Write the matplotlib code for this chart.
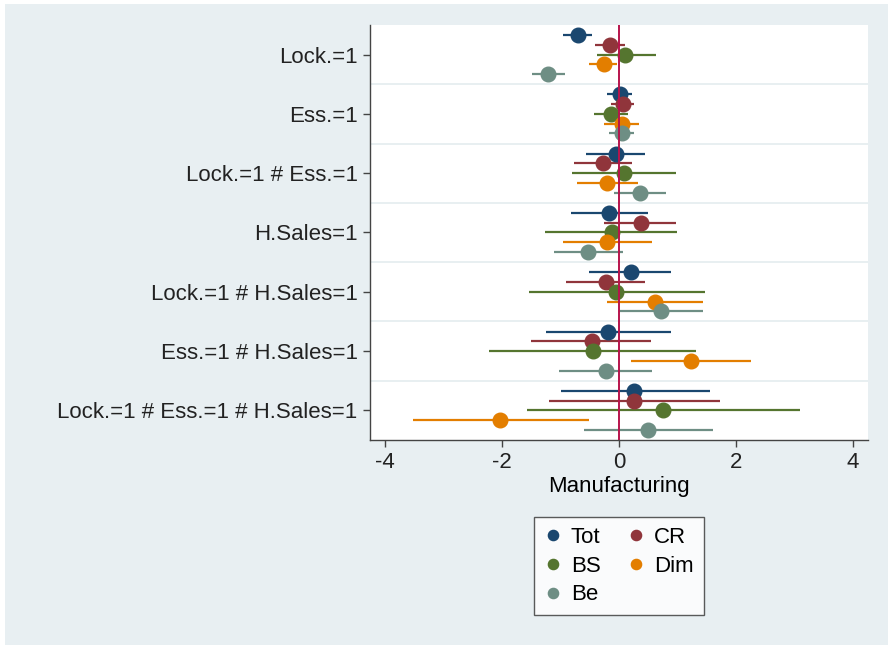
import matplotlib
matplotlib.use("Agg")
import matplotlib.pyplot as plt
from matplotlib.patches import Rectangle
import numpy as np

plt.rcParams['font.family'] = ['Liberation Sans', 'DejaVu Sans']

# terms on the y axis, top to bottom
TERMS = ["Lock.=1", "Ess.=1", "Lock.=1 # Ess.=1", "H.Sales=1",
         "Lock.=1 # H.Sales=1", "Ess.=1 # H.Sales=1",
         "Lock.=1 # Ess.=1 # H.Sales=1"]

SERIES = ["Tot", "CR", "BS", "Dim", "Be"]
COLORS = ["#1a476f", "#90353b", "#55752f", "#e37e00", "#6e8e84"]

# point estimates per series (one value per term)
TOT = [-0.71, 0.01, -0.06, -0.18, 0.20, -0.19, 0.25]
CR = [-0.15, 0.07, -0.28, 0.38, -0.23, -0.47, 0.25]
BS = [0.11, -0.14, 0.09, -0.12, -0.05, -0.45, 0.75]
DIM = [-0.26, 0.05, -0.21, -0.21, 0.61, 1.23, -2.03]
BE = [-1.21, 0.05, 0.36, -0.53, 0.71, -0.23, 0.49]

# confidence interval bounds
TOT_LO = [-0.95, -0.20, -0.57, -0.83, -0.51, -1.25, -1.00]
TOT_HI = [-0.47, 0.22, 0.44, 0.49, 0.89, 0.89, 1.55]
CR_LO = [-0.41, -0.13, -0.77, -0.26, -0.91, -1.51, -1.20]
CR_HI = [0.11, 0.26, 0.23, 0.98, 0.45, 0.55, 1.72]
BS_LO = [-0.38, -0.43, -0.81, -1.26, -1.54, -2.22, -1.57]
BS_HI = [0.63, 0.15, 0.97, 1.00, 1.47, 1.31, 3.10]
DIM_LO = [-0.52, -0.26, -0.72, -0.95, -0.20, 0.21, -3.52]
DIM_HI = [-0.03, 0.34, 0.32, 0.57, 1.44, 2.25, -0.52]
BE_LO = [-1.49, -0.17, -0.08, -1.12, 0.00, -1.03, -0.60]
BE_HI = [-0.92, 0.26, 0.80, 0.07, 1.44, 0.57, 1.60]

POINTS = [TOT, CR, BS, DIM, BE]
LOWS = [TOT_LO, CR_LO, BS_LO, DIM_LO, BE_LO]
HIGHS = [TOT_HI, CR_HI, BS_HI, DIM_HI, BE_HI]

FS = 16

fig = plt.figure(figsize=(8.88, 6.46), dpi=100)
fig.patch.set_facecolor("white")
fig.add_artist(Rectangle((0.006, 0.0015), 0.994, 0.992, transform=fig.transFigure,
                         facecolor="#e8eff2", edgecolor="none", zorder=-10))

ax = fig.add_axes([0.4167, 0.3189, 0.5608, 0.6424])
ax.set_facecolor("white")

pos = np.arange(len(TERMS))
step = 0.165
for i, name in enumerate(SERIES):
    y = pos + (i - 2) * step
    ax.hlines(y, LOWS[i], HIGHS[i], color=COLORS[i], lw=1.6, zorder=3)
    ax.plot(POINTS[i], y, 'o', color=COLORS[i], ms=10.5, label=name, zorder=4)

ax.axvline(0, color="#b8144c", lw=1.4, zorder=5)

# separators between terms
for b in np.arange(0.5, len(TERMS) - 1, 1.0):
    ax.axhline(b, color="#e4ecef", lw=1.2, zorder=1)

ax.set_ylim(len(TERMS) - 0.5, -0.5)
ax.set_xlim(-4.26, 4.26)
ax.set_yticks(pos)
ax.set_yticklabels(TERMS, fontsize=FS)
ax.set_xticks([-4, -2, 0, 2, 4])
ax.set_xticklabels(["-4", "-2", "0", "2", "4"], fontsize=FS)
ax.set_xlabel("Manufacturing", fontsize=FS, labelpad=2)
ax.tick_params(axis="both", length=5, width=1, color="#444444", colors="#222222", pad=4)

for s in ["top", "right"]:
    ax.spines[s].set_visible(False)
for s in ["left", "bottom"]:
    ax.spines[s].set_color("#444444")
    ax.spines[s].set_linewidth(1)

h, l = ax.get_legend_handles_labels()
order = [0, 2, 4, 1, 3]
leg = fig.legend([h[k] for k in order], [l[k] for k in order], ncol=2,
                 loc="center", bbox_to_anchor=(619 / 888, 1 - 566 / 646),
                 fontsize=FS, markerscale=0.7, frameon=True, fancybox=False,
                 handletextpad=0.4, columnspacing=1.2, labelspacing=0.35,
                 borderpad=0.45, handlelength=0.8)
leg.get_frame().set_edgecolor("#333333")
leg.get_frame().set_linewidth(1)

fig.savefig("out.png", dpi=100, facecolor=fig.get_facecolor())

▸ **To be done**:
Your task is to repeat the material above exactly, without its pictures.

▸ **Output of the exercise**:
Write the matplotlib code for this chart.
import matplotlib
matplotlib.use("Agg")
import matplotlib.pyplot as plt
from matplotlib.patches import Rectangle
import numpy as np

plt.rcParams['font.family'] = ['Liberation Sans', 'DejaVu Sans']

# terms on the y axis, top to bottom
TERMS = ["Lock.=1", "Ess.=1", "Lock.=1 # Ess.=1", "H.Sales=1",
         "Lock.=1 # H.Sales=1", "Ess.=1 # H.Sales=1",
         "Lock.=1 # Ess.=1 # H.Sales=1"]

SERIES = ["Tot", "CR", "BS", "Dim", "Be"]
COLORS = ["#1a476f", "#90353b", "#55752f", "#e37e00", "#6e8e84"]

# point estimates per series (one value per term)
TOT = [-0.71, 0.01, -0.06, -0.18, 0.20, -0.19, 0.25]
CR = [-0.15, 0.07, -0.28, 0.38, -0.23, -0.47, 0.25]
BS = [0.11, -0.14, 0.09, -0.12, -0.05, -0.45, 0.75]
DIM = [-0.26, 0.05, -0.21, -0.21, 0.61, 1.23, -2.03]
BE = [-1.21, 0.05, 0.36, -0.53, 0.71, -0.23, 0.49]

# confidence interval bounds
TOT_LO = [-0.95, -0.20, -0.57, -0.83, -0.51, -1.25, -1.00]
TOT_HI = [-0.47, 0.22, 0.44, 0.49, 0.89, 0.89, 1.55]
CR_LO = [-0.41, -0.13, -0.77, -0.26, -0.91, -1.51, -1.20]
CR_HI = [0.11, 0.26, 0.23, 0.98, 0.45, 0.55, 1.72]
BS_LO = [-0.38, -0.43, -0.81, -1.26, -1.54, -2.22, -1.57]
BS_HI = [0.63, 0.15, 0.97, 1.00, 1.47, 1.31, 3.10]
DIM_LO = [-0.52, -0.26, -0.72, -0.95, -0.20, 0.21, -3.52]
DIM_HI = [-0.03, 0.34, 0.32, 0.57, 1.44, 2.25, -0.52]
BE_LO = [-1.49, -0.17, -0.08, -1.12, 0.00, -1.03, -0.60]
BE_HI = [-0.92, 0.26, 0.80, 0.07, 1.44, 0.57, 1.60]

POINTS = [TOT, CR, BS, DIM, BE]
LOWS = [TOT_LO, CR_LO, BS_LO, DIM_LO, BE_LO]
HIGHS = [TOT_HI, CR_HI, BS_HI, DIM_HI, BE_HI]

FS = 16

fig = plt.figure(figsize=(8.88, 6.46), dpi=100)
fig.patch.set_facecolor("white")
fig.add_artist(Rectangle((0.006, 0.0015), 0.994, 0.992, transform=fig.transFigure,
                         facecolor="#e8eff2", edgecolor="none", zorder=-10))

ax = fig.add_axes([0.4167, 0.3189, 0.5608, 0.6424])
ax.set_facecolor("white")

pos = np.arange(len(TERMS))
step = 0.165
for i, name in enumerate(SERIES):
    y = pos + (i - 2) * step
    ax.hlines(y, LOWS[i], HIGHS[i], color=COLORS[i], lw=1.6, zorder=3)
    ax.plot(POINTS[i], y, 'o', color=COLORS[i], ms=10.5, label=name, zorder=4)

ax.axvline(0, color="#b8144c", lw=1.4, zorder=5)

# separators between terms
for b in np.arange(0.5, len(TERMS) - 1, 1.0):
    ax.axhline(b, color="#e4ecef", lw=1.2, zorder=1)

ax.set_ylim(len(TERMS) - 0.5, -0.5)
ax.set_xlim(-4.26, 4.26)
ax.set_yticks(pos)
ax.set_yticklabels(TERMS, fontsize=FS)
ax.set_xticks([-4, -2, 0, 2, 4])
ax.set_xticklabels(["-4", "-2", "0", "2", "4"], fontsize=FS)
ax.set_xlabel("Manufacturing", fontsize=FS, labelpad=2)
ax.tick_params(axis="both", length=5, width=1, color="#444444", colors="#222222", pad=4)

for s in ["top", "right"]:
    ax.spines[s].set_visible(False)
for s in ["left", "bottom"]:
    ax.spines[s].set_color("#444444")
    ax.spines[s].set_linewidth(1)

h, l = ax.get_legend_handles_labels()
order = [0, 2, 4, 1, 3]
leg = fig.legend([h[k] for k in order], [l[k] for k in order], ncol=2,
                 loc="center", bbox_to_anchor=(619 / 888, 1 - 566 / 646),
                 fontsize=FS, markerscale=0.7, frameon=True, fancybox=False,
                 handletextpad=0.4, columnspacing=1.2, labelspacing=0.35,
                 borderpad=0.45, handlelength=0.8)
leg.get_frame().set_edgecolor("#333333")
leg.get_frame().set_linewidth(1)

fig.savefig("out.png", dpi=100, facecolor=fig.get_facecolor())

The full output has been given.